そこに行けばいつでも,昔ながらの自然があって,貴重な動植物を観察できる中池見湿地は,市民にとっても貴重な憩いの場所といえます。
 
市民の力で守られた湿地
 そんな中池見湿地も,これまで何度も大きな危機にさらされ,そして,市民の力で守られてきました。
 中池見湿地の保全を求める運動が始まったのは90年秋ころ。92年,福井県があっせんして敦賀市が誘致する形でLNG(液化天然ガス)備蓄基地計画が浮上。その環境影響調査の過程で重要湿地であることがわかり,反対運動が高まりました。

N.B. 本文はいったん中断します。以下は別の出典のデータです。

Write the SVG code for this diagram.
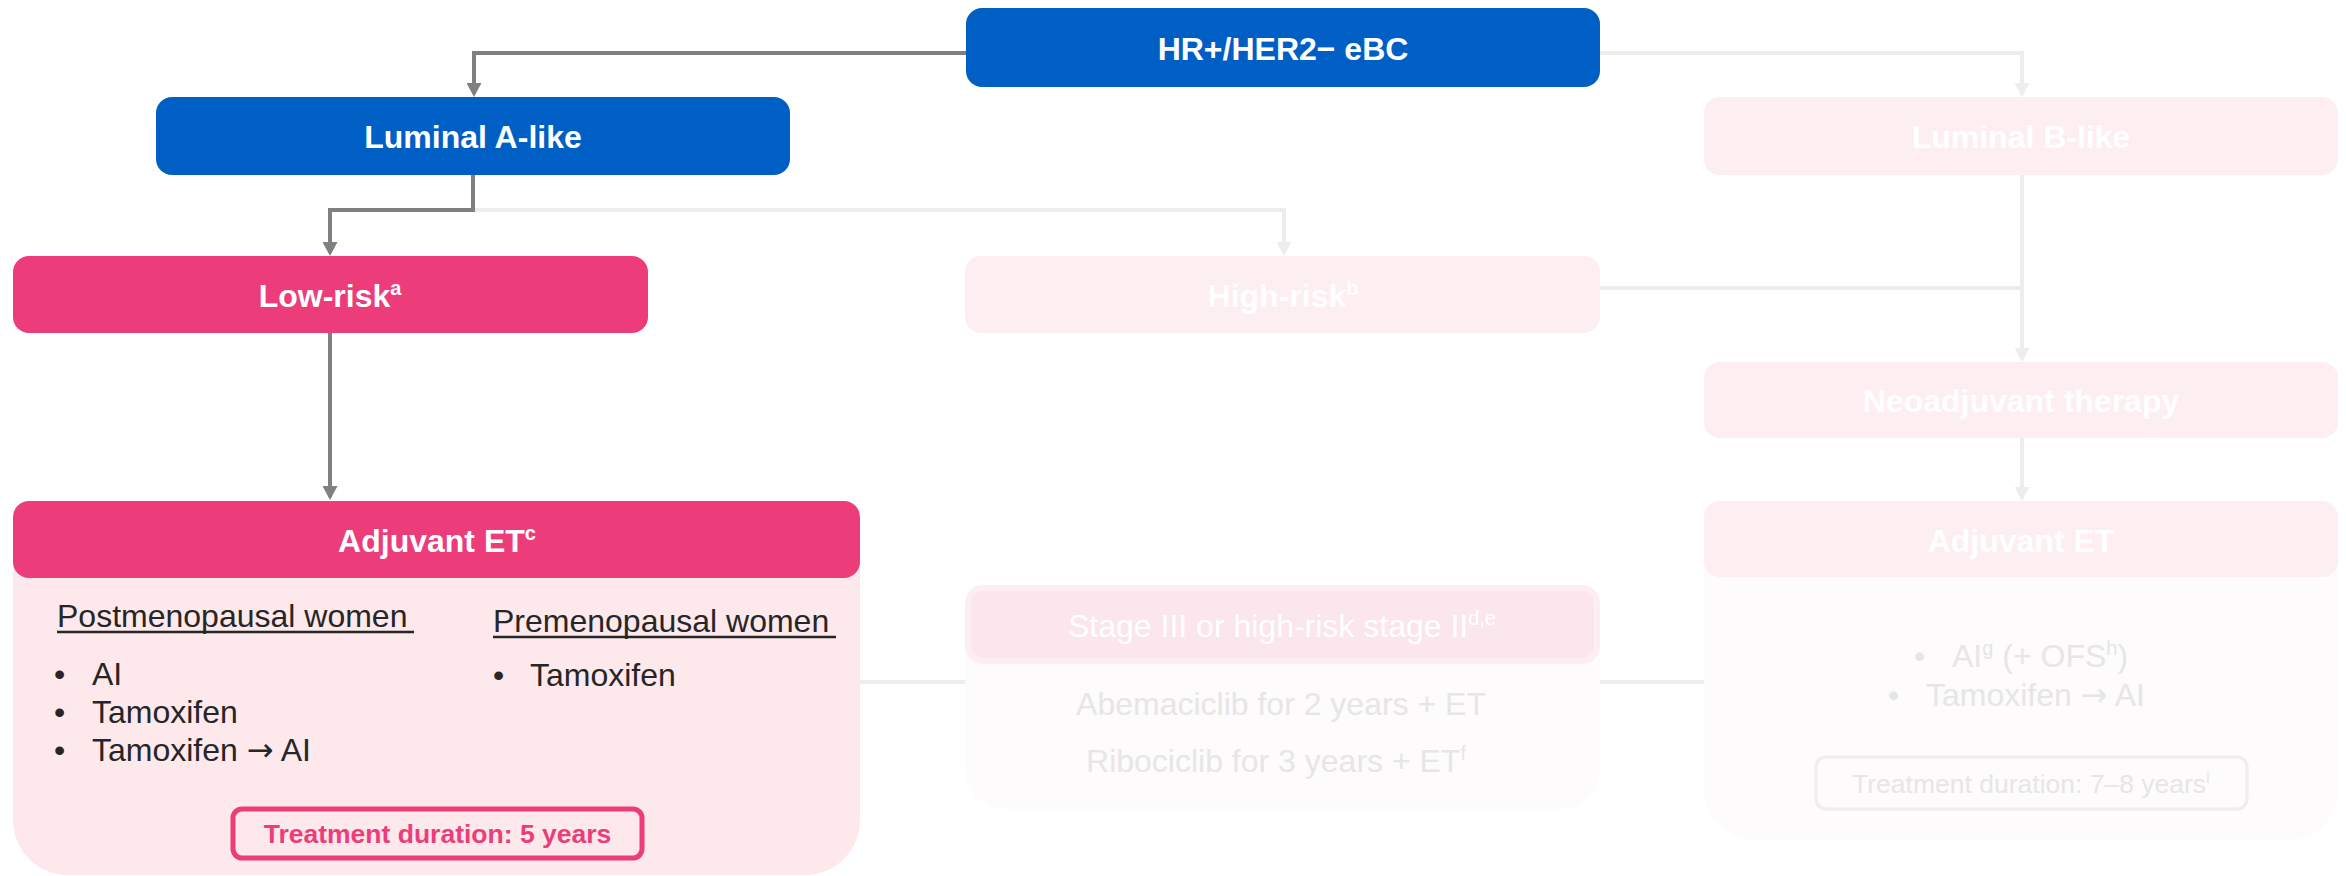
<svg xmlns="http://www.w3.org/2000/svg" width="2346" height="876" viewBox="0 0 2346 876">
<style>
  text { font-family: "Liberation Sans", Arial, sans-serif; }
  .hb { font-weight: bold; font-size: 32px; fill: #ffffff; text-anchor: middle; }
  .body { font-size: 32px; fill: #262626; }
  .fade { font-size: 32px; fill: #e6e6e6; }
  .wht { font-size: 32px; fill: #ffffff; text-anchor: middle; }
  .sup { font-size: 20px; }
  .arr { font-family: "DejaVu Sans", sans-serif; }
  .gl { fill: none; stroke: #808080; stroke-width: 4; }
  .ll { fill: none; stroke: #ededed; stroke-width: 4; }
  .blue { fill: #005fc4; }
  .pink { fill: #ec3d7a; }
  .fnode { fill: #fdeef2; }
</style>
<defs>
  <marker id="ag" viewBox="0 0 14 15" refX="11" refY="7.5" markerWidth="14" markerHeight="15" orient="auto" markerUnits="userSpaceOnUse">
    <path d="M0,0 L14,7.5 L0,15 Z" fill="#808080"/>
  </marker>
  <marker id="al" viewBox="0 0 14 15" refX="11" refY="7.5" markerWidth="14" markerHeight="15" orient="auto" markerUnits="userSpaceOnUse">
    <path d="M0,0 L14,7.5 L0,15 Z" fill="#ededed"/>
  </marker>
</defs>

<g id="connectors">
  <path class="ll" d="M860,682 H1704"/>
  <path class="ll" d="M1600,53 H2022 V94" marker-end="url(#al)"/>
  <path class="ll" d="M473,210 H1284 V253" marker-end="url(#al)"/>
  <path class="ll" d="M1600,288 H2022"/>
  <path class="ll" d="M2022,175 V359" marker-end="url(#al)"/>
  <path class="ll" d="M2022,438 V498" marker-end="url(#al)"/>
  <path class="gl" d="M966,53 H474 V94" marker-end="url(#ag)"/>
  <path class="gl" d="M473,175 V210 H330 V253" marker-end="url(#ag)"/>
  <path class="gl" d="M330,333 V497" marker-end="url(#ag)"/>
</g>

<g id="hr-her2-ebc">
  <rect class="blue" x="966" y="8" width="634" height="79" rx="16"/>
  <text class="hb" x="1283" y="60">HR+/HER2− eBC</text>
</g>

<g id="luminal-a">
  <rect class="blue" x="156" y="97" width="634" height="78" rx="16"/>
  <text class="hb" x="473" y="148">Luminal A-like</text>
</g>

<g id="luminal-b">
  <rect class="fnode" x="1704" y="97" width="634" height="78" rx="16"/>
  <text class="hb" x="2021" y="148">Luminal B-like</text>
</g>

<g id="low-risk">
  <rect class="pink" x="13" y="256" width="635" height="77" rx="16"/>
  <text class="hb" x="330" y="307">Low-risk<tspan class="sup" dy="-12">a</tspan></text>
</g>

<g id="high-risk">
  <rect class="fnode" x="965" y="256" width="635" height="77" rx="16"/>
  <text class="hb" x="1283" y="307">High-risk<tspan class="sup" dy="-12">b</tspan></text>
</g>

<g id="neoadjuvant">
  <rect class="fnode" x="1704" y="362" width="634" height="76" rx="16"/>
  <text class="hb" x="2021" y="412">Neoadjuvant therapy</text>
</g>

<g id="adjuvant-et-left">
  <path d="M13,517 A16,16 0 0 1 29,501 H844 A16,16 0 0 1 860,517 V820 A55,55 0 0 1 805,875 H68 A55,55 0 0 1 13,820 Z" fill="#fde8eb"/>
  <rect class="pink" x="13" y="501" width="847" height="77" rx="16"/>
  <text class="hb" x="437" y="552">Adjuvant ET<tspan class="sup" dy="-12">c</tspan></text>
  <text class="body" x="57" y="627">Postmenopausal women</text>
  <line x1="57" y1="632" x2="414" y2="632" stroke="#262626" stroke-width="2.5"/>
  <text class="body" x="54" y="685" fill="#000">•</text>
  <text class="body" x="92" y="685">AI</text>
  <text class="body" x="54" y="723">•</text>
  <text class="body" x="92" y="723">Tamoxifen</text>
  <text class="body" x="54" y="761">•</text>
  <text class="body" x="92" y="761">Tamoxifen <tspan class="arr">→</tspan> AI</text>
  <text class="body" x="493" y="632">Premenopausal women</text>
  <line x1="493" y1="637" x2="836" y2="637" stroke="#262626" stroke-width="2.5"/>
  <text class="body" x="493" y="686">•</text>
  <text class="body" x="530" y="686">Tamoxifen</text>
  <rect x="233" y="809" width="409" height="49" rx="9" fill="none" stroke="#ec3d7a" stroke-width="5"/>
  <text x="437.5" y="843" font-size="26.5" font-weight="bold" fill="#ec3d7a" text-anchor="middle">Treatment duration: 5 years</text>
</g>

<g id="stage-iii">
  <path d="M965,603 A18,18 0 0 1 983,585 H1582 A18,18 0 0 1 1600,603 V769 A40,40 0 0 1 1560,809 H1005 A40,40 0 0 1 965,769 Z" fill="#fdfbfc"/>
  <rect x="968" y="588" width="629" height="73" rx="15" fill="#fae6ec" stroke="#fdeef2" stroke-width="6"/>
  <text class="wht" x="1282" y="637">Stage III or high-risk stage II<tspan class="sup" dy="-12">d,e</tspan></text>
  <text class="fade" x="1281" y="715" text-anchor="middle">Abemaciclib for 2 years + ET</text>
  <text class="fade" x="1276" y="772" text-anchor="middle">Ribociclib for 3 years + ET<tspan class="sup" dy="-12">f</tspan></text>
</g>

<g id="adjuvant-et-right">
  <path d="M1704,517 A16,16 0 0 1 1720,501 H2322 A16,16 0 0 1 2338,517 V790 A50,50 0 0 1 2288,840 H1754 A50,50 0 0 1 1704,790 Z" fill="#fdfbfc"/>
  <rect class="fnode" x="1704" y="501" width="634" height="76" rx="16"/>
  <text class="hb" x="2021" y="552">Adjuvant ET</text>
  <text class="fade" x="1914" y="667">•</text>
  <text class="fade" x="1952" y="667">AI<tspan class="sup" dy="-12">g</tspan><tspan dy="12"> (+ OFS</tspan><tspan class="sup" dy="-12">h</tspan><tspan dy="12">)</tspan></text>
  <text class="fade" x="1888" y="706">•</text>
  <text class="fade" x="1926" y="706">Tamoxifen <tspan class="arr">→</tspan> AI</text>
  <rect x="1816" y="757" width="431" height="52" rx="10" fill="none" stroke="#ededed" stroke-width="3"/>
  <text x="2031" y="793" font-size="26.5" fill="#e6e6e6" text-anchor="middle">Treatment duration: 7–8 years<tspan font-size="17" dy="-10">i</tspan></text>
</g>
</svg>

 こうした中で2002年春に計画が中止され,2003年暮れには計画地全域と大阪ガスが造成した施設の敦賀市への寄付が決まりました(2005年3月に寄付予定)。現在,敦賀市が設置した中池見検討協議会で湿地保全の協議が行われていますが,住民参加や情報公開の点で問題も指摘されています。

中池見の歴史
 中池見は,古くは朝倉始末記(16世紀)に登場する。中池見湿地の西側にある天筒山は、かつて城があり、朝倉義景が織田信長と合戦を交えた場所。よもや深い沼を越えて敵が攻め入ることはあるまいとの朝倉方の油断をついて,信長は中池見側から城を攻め,これを攻め落とした。ちなみに天筒山の北西,現在の敦賀火力発電所の南にあった金ヶ崎城(現在は城趾のみ)は,朝倉方が越前の守りの要とし,古くは南北朝時代に新田義貞も激しい籠城戦を闘った場所として知られる。
 また,江戸時代に行われた新田開発の際に切られた杉の巨木の切り株は「ネギ(根木)」と呼ばれ,今も湿地のあちこちに残る。
Key Word ラムサール条約
「特に水鳥の生息地として国際的に大切な湿地に関する条約」(1971年締結)。ラムサールは条約発祥の地であるイランの都市の名前。

世界も中池見湿地に注目!
 中池見では,LNG備蓄基地計画反対運動の中で,市民によるナショナル・トラストの運動が進められてきました。99年コスタリカで開催されたラムサール締約国会議には市民団体から代表が参加し,中池見湿地の生物の多様性をアピール。2000年夏のカナダでの国際泥炭・湿地会議でもシンポジウムやポスターセッション,ブース展示など多様な取組みを行い,中池見湿地の生物多様性は国際的にも注目を集めました。
 計画が撤回された現在,全国各地から参加者を集めた自然観察会や,湿地内の水路整備などの保全活動が,市民団体によって取り組まれています。
 
中池見湿地の未来−
住民参加の保全活動とラムサール条約登録問題
 将来にわたり中池見湿地の環境を保全していくためには,今後の湿地保全活動をいかにして地域住民全体の活動として取り組むかが,重要な課題です。しかし,未だ中池見湿地の存在と重要性は十分に知られてはいません。
 そんな中,湿地保全を恒久的なものとするために,ラムサール条約登録を求める運動が進められています。
コスタリカのラムサール締約国会議で2005年までに登録湿地を倍増させることが決定されたのを受けて,環境省も登録湿地数倍増に向けた作業を進め,2004年9月に国内候補地を発表しましたが,中池見湿地は候補からもれました。
恒久的に湿地を保全し,子ども達に伝えるために,いま何が必要なのか,市民と行政が一緒になって早急に議論を深める必要があります。